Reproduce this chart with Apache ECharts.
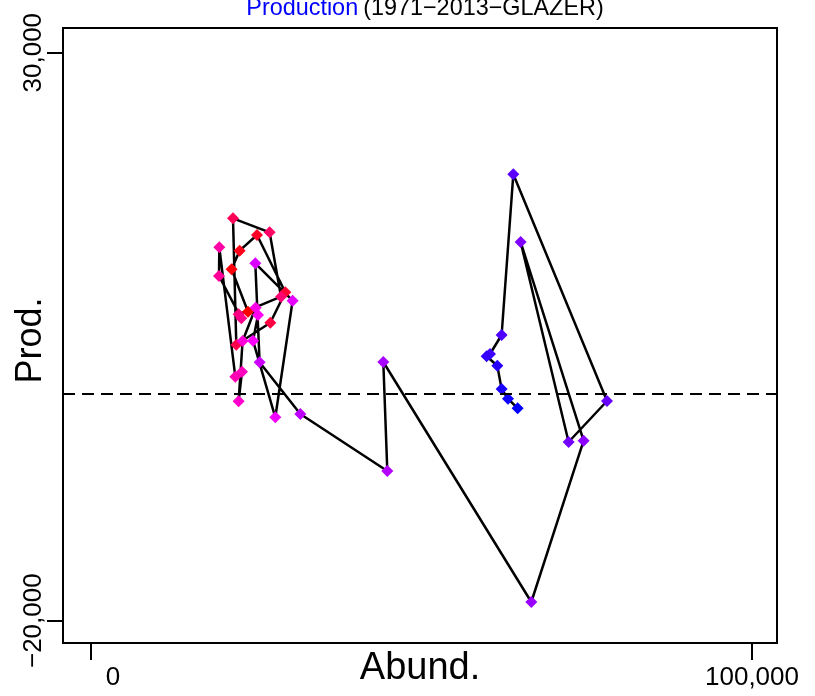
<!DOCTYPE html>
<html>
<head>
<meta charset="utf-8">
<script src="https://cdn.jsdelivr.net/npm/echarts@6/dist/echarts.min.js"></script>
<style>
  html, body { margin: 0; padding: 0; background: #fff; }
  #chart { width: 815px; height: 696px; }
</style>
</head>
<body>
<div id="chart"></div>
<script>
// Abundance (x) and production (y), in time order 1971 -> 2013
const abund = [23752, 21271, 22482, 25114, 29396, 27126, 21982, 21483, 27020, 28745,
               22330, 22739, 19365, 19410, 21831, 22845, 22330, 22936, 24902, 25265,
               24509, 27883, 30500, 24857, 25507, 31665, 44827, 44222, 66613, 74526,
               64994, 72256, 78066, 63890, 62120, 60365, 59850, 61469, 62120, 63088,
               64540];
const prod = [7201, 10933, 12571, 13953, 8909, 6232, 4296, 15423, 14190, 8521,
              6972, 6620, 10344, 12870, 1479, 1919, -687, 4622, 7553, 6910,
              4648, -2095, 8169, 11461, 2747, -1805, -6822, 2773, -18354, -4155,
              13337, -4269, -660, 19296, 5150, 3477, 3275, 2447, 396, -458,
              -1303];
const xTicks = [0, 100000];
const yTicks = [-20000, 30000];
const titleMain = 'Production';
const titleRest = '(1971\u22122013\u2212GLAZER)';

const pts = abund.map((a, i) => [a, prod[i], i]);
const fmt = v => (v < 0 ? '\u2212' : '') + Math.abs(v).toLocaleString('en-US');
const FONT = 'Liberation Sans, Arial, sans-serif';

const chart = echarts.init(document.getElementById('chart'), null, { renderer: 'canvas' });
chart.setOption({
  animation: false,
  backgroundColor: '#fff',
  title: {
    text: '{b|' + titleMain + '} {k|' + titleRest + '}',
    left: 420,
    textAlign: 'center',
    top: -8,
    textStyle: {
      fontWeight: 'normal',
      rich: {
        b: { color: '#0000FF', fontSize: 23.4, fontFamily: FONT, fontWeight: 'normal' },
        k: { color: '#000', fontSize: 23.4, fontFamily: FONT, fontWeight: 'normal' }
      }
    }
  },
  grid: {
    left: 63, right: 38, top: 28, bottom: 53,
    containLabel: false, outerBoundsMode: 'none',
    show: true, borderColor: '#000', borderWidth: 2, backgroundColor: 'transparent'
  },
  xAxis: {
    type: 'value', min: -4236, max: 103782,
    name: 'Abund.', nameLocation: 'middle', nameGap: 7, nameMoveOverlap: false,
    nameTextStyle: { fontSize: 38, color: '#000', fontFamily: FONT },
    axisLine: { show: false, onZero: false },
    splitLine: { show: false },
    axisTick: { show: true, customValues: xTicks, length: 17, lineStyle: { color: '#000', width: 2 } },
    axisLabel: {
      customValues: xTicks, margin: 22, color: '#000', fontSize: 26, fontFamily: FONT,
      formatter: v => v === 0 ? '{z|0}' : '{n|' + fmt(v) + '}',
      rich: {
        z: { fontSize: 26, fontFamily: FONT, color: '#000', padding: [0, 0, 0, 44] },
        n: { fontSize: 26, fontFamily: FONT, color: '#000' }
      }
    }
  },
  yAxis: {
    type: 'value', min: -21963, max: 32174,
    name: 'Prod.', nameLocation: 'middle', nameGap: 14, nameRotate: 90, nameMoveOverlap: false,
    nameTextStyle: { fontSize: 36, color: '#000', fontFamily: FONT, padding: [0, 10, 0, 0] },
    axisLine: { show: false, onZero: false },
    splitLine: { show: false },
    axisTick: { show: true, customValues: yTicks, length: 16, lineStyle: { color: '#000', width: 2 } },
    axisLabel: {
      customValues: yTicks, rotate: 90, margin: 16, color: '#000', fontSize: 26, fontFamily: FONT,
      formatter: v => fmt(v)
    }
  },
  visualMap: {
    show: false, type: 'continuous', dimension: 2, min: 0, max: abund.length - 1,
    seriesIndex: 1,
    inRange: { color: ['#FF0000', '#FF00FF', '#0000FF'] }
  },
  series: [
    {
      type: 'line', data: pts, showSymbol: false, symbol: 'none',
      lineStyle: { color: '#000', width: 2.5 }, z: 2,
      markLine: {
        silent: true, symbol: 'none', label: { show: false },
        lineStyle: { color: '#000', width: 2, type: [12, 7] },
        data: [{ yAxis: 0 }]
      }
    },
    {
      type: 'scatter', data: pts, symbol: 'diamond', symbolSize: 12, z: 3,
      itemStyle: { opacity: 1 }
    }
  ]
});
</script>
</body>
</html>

========================================================================

WHAT YOU SHOULD DO: All of the material above should be reproduced exactly, except the pictures.

EXERCISE SOLUTION:
Reproduce this chart with Apache ECharts.
<!DOCTYPE html>
<html>
<head>
<meta charset="utf-8">
<script src="https://cdn.jsdelivr.net/npm/echarts@6/dist/echarts.min.js"></script>
<style>
  html, body { margin: 0; padding: 0; background: #fff; }
  #chart { width: 815px; height: 696px; }
</style>
</head>
<body>
<div id="chart"></div>
<script>
// Abundance (x) and production (y), in time order 1971 -> 2013
const abund = [23752, 21271, 22482, 25114, 29396, 27126, 21982, 21483, 27020, 28745,
               22330, 22739, 19365, 19410, 21831, 22845, 22330, 22936, 24902, 25265,
               24509, 27883, 30500, 24857, 25507, 31665, 44827, 44222, 66613, 74526,
               64994, 72256, 78066, 63890, 62120, 60365, 59850, 61469, 62120, 63088,
               64540];
const prod = [7201, 10933, 12571, 13953, 8909, 6232, 4296, 15423, 14190, 8521,
              6972, 6620, 10344, 12870, 1479, 1919, -687, 4622, 7553, 6910,
              4648, -2095, 8169, 11461, 2747, -1805, -6822, 2773, -18354, -4155,
              13337, -4269, -660, 19296, 5150, 3477, 3275, 2447, 396, -458,
              -1303];
const xTicks = [0, 100000];
const yTicks = [-20000, 30000];
const titleMain = 'Production';
const titleRest = '(1971\u22122013\u2212GLAZER)';

const pts = abund.map((a, i) => [a, prod[i], i]);
const fmt = v => (v < 0 ? '\u2212' : '') + Math.abs(v).toLocaleString('en-US');
const FONT = 'Liberation Sans, Arial, sans-serif';

const chart = echarts.init(document.getElementById('chart'), null, { renderer: 'canvas' });
chart.setOption({
  animation: false,
  backgroundColor: '#fff',
  title: {
    text: '{b|' + titleMain + '} {k|' + titleRest + '}',
    left: 420,
    textAlign: 'center',
    top: -8,
    textStyle: {
      fontWeight: 'normal',
      rich: {
        b: { color: '#0000FF', fontSize: 23.4, fontFamily: FONT, fontWeight: 'normal' },
        k: { color: '#000', fontSize: 23.4, fontFamily: FONT, fontWeight: 'normal' }
      }
    }
  },
  grid: {
    left: 63, right: 38, top: 28, bottom: 53,
    containLabel: false, outerBoundsMode: 'none',
    show: true, borderColor: '#000', borderWidth: 2, backgroundColor: 'transparent'
  },
  xAxis: {
    type: 'value', min: -4236, max: 103782,
    name: 'Abund.', nameLocation: 'middle', nameGap: 7, nameMoveOverlap: false,
    nameTextStyle: { fontSize: 38, color: '#000', fontFamily: FONT },
    axisLine: { show: false, onZero: false },
    splitLine: { show: false },
    axisTick: { show: true, customValues: xTicks, length: 17, lineStyle: { color: '#000', width: 2 } },
    axisLabel: {
      customValues: xTicks, margin: 22, color: '#000', fontSize: 26, fontFamily: FONT,
      formatter: v => v === 0 ? '{z|0}' : '{n|' + fmt(v) + '}',
      rich: {
        z: { fontSize: 26, fontFamily: FONT, color: '#000', padding: [0, 0, 0, 44] },
        n: { fontSize: 26, fontFamily: FONT, color: '#000' }
      }
    }
  },
  yAxis: {
    type: 'value', min: -21963, max: 32174,
    name: 'Prod.', nameLocation: 'middle', nameGap: 14, nameRotate: 90, nameMoveOverlap: false,
    nameTextStyle: { fontSize: 36, color: '#000', fontFamily: FONT, padding: [0, 10, 0, 0] },
    axisLine: { show: false, onZero: false },
    splitLine: { show: false },
    axisTick: { show: true, customValues: yTicks, length: 16, lineStyle: { color: '#000', width: 2 } },
    axisLabel: {
      customValues: yTicks, rotate: 90, margin: 16, color: '#000', fontSize: 26, fontFamily: FONT,
      formatter: v => fmt(v)
    }
  },
  visualMap: {
    show: false, type: 'continuous', dimension: 2, min: 0, max: abund.length - 1,
    seriesIndex: 1,
    inRange: { color: ['#FF0000', '#FF00FF', '#0000FF'] }
  },
  series: [
    {
      type: 'line', data: pts, showSymbol: false, symbol: 'none',
      lineStyle: { color: '#000', width: 2.5 }, z: 2,
      markLine: {
        silent: true, symbol: 'none', label: { show: false },
        lineStyle: { color: '#000', width: 2, type: [12, 7] },
        data: [{ yAxis: 0 }]
      }
    },
    {
      type: 'scatter', data: pts, symbol: 'diamond', symbolSize: 12, z: 3,
      itemStyle: { opacity: 1 }
    }
  ]
});
</script>
</body>
</html>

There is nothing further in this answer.